Upon considering the prayer above, we find tremendous difficulty in granting it at this stage. We say so, with respect, because the Commission is still a statutory institution under the laws of Burundi, despite displeasure expressed by the Applicants. One of the prayers in **Reference No. 2 of 2014,** is that **Act No. 1/31** should be annulled and that therefore means that all land disputes would thereafter be handled by National Courts in Burundi. Suppose we grant prayer (c) now and in the Reference we decline to annul **Act No. 1/31.** What would be the effect of our decision? Obviously, the Court, as the 1 st Respondent has argued, would have perpetuated a chaotic procedural and legal situation, a position we refuse to put ourselves in. As we have stated above, the Commission is functioning and has been for some years. It is best therefore that the situation as obtaining today should continue to obtain and the Court will render itself fully and finally on both **Act No. 1/31** and its processes including the work of the

Commission, once **Reference No. 2 of 2014** is heard and determined on its merits. That, in our view, is the best course of action in the wider interests of justice.

31. Having disposed of the main issues in the Application, we do not see any reason to delve into the issue whether Prof. Ndetije is the legal representative of **UPRONA** Party and whether Mr. Nshimirimana was properly appointed to act in these proceedings.

## **Conclusion**

32. Land is an emotive issue in the East African region and Courts generally bear that fact in mind when settling disputes tied to land, but as regards the Application before us, we have said why we see no merit in it and we shall dismiss it as prayed by the Respondents.

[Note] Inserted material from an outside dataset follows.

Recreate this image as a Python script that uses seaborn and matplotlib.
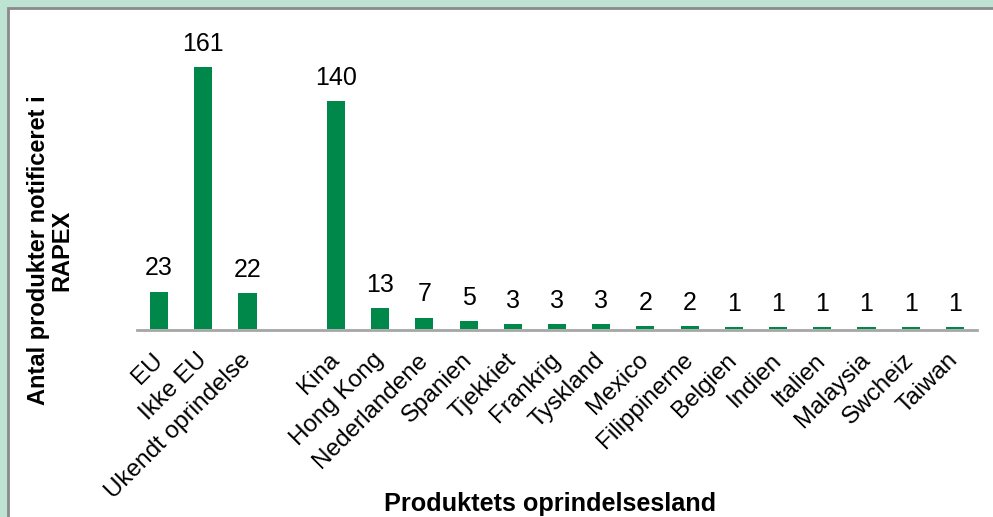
import matplotlib
matplotlib.use("Agg")
import matplotlib.pyplot as plt
import seaborn as sns
import pandas as pd
from matplotlib.patches import Rectangle

categories = ["EU", "Ikke EU", "Ukendt oprindelse", "Kina", "Hong Kong", "Nederlandene",
              "Spanien", "Tjekkiet", "Frankrig", "Tyskland", "Mexico", "Filippinerne",
              "Belgien", "Indien", "Italien", "Malaysia", "Swcheiz", "Taiwan"]
values = [23, 161, 22, 140, 13, 7, 5, 3, 3, 3, 2, 2, 1, 1, 1, 1, 1, 1]
order = categories[:3] + [" "] + categories[3:]

x_title = "Produktets oprindelsesland"
y_title = "Antal produkter notificeret i\nRAPEX"

sns.set_theme(style="white")
plt.rcParams['font.family'] = ['Liberation Sans', 'DejaVu Sans']

fig = plt.figure(figsize=(9.93, 5.17), dpi=100)
fig.patch.set_facecolor("#BEE3D3")
fig.patches.append(Rectangle((8/993, -0.1), 1.2, 1 - 8/517 + 0.1, transform=fig.transFigure,
                             facecolor="white", edgecolor="#8A8A8A", linewidth=2, zorder=-10))

ax = fig.add_axes([137/993, 188/517, 840/993, 293/517])
ax.set_facecolor("none")
df = pd.DataFrame({"cat": categories, "val": values})
sns.barplot(data=df, x="cat", y="val", order=order, color="#00884A", width=0.41,
            saturation=1, ax=ax, errorbar=None, linewidth=0)
for c in ax.containers:
    ax.bar_label(c, labels=[f"{v:g}" for v in c.datavalues], padding=8, fontsize=18, color="black")

ax.set_ylim(0, 180)
ax.set_xlim(-0.5, len(order) - 0.5)
ax.set_yticks([])
ax.set_xlabel("")
ax.set_ylabel("")
for s in ["top", "right", "left"]:
    ax.spines[s].set_visible(False)
ax.spines["bottom"].set_color("#A6A6A6")
ax.spines["bottom"].set_linewidth(2)
ax.spines["bottom"].set_position(("outward", 1))
ax.tick_params(axis="x", length=0, pad=19)
ax.set_xticks(range(len(order)))
ax.set_xticklabels(order, rotation=45, ha="right", va="center", rotation_mode="anchor",
                   fontsize=17.5, color="black")

fig.text(550/993, 1 - 504/517, x_title, ha="center", va="center", fontsize=18.2,
         fontweight="bold", color="black")
fig.text(50/993, 1 - 250/517, y_title, ha="center", va="center", rotation=90, fontsize=17,
         fontweight="bold", color="black", multialignment="center", linespacing=1.0)

fig.savefig("out.png", dpi=100)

33. Regarding the costs, let the same abide the outcome of **Reference No. 2 of 2014.**

Orders accordingly.

**DATED, SIGNED AND DELIVERED AT ARUSHA THIS ….. DAY OF …………….2014**

## **………………... ISAAC LENAOLA DEPUTY PRINCIPAL JUDGE**

**……………….. \*JOHN MKWAWA JUDGE (RETIRED)**

## **……………………… FAUSTIN NTEZILYAYO JUDGE**

\*NB: Hon. Mr. Justice John Mkwawa participated in the hearing and deliberations leading to this Ruling. He retired from the Court on 26th June 2014.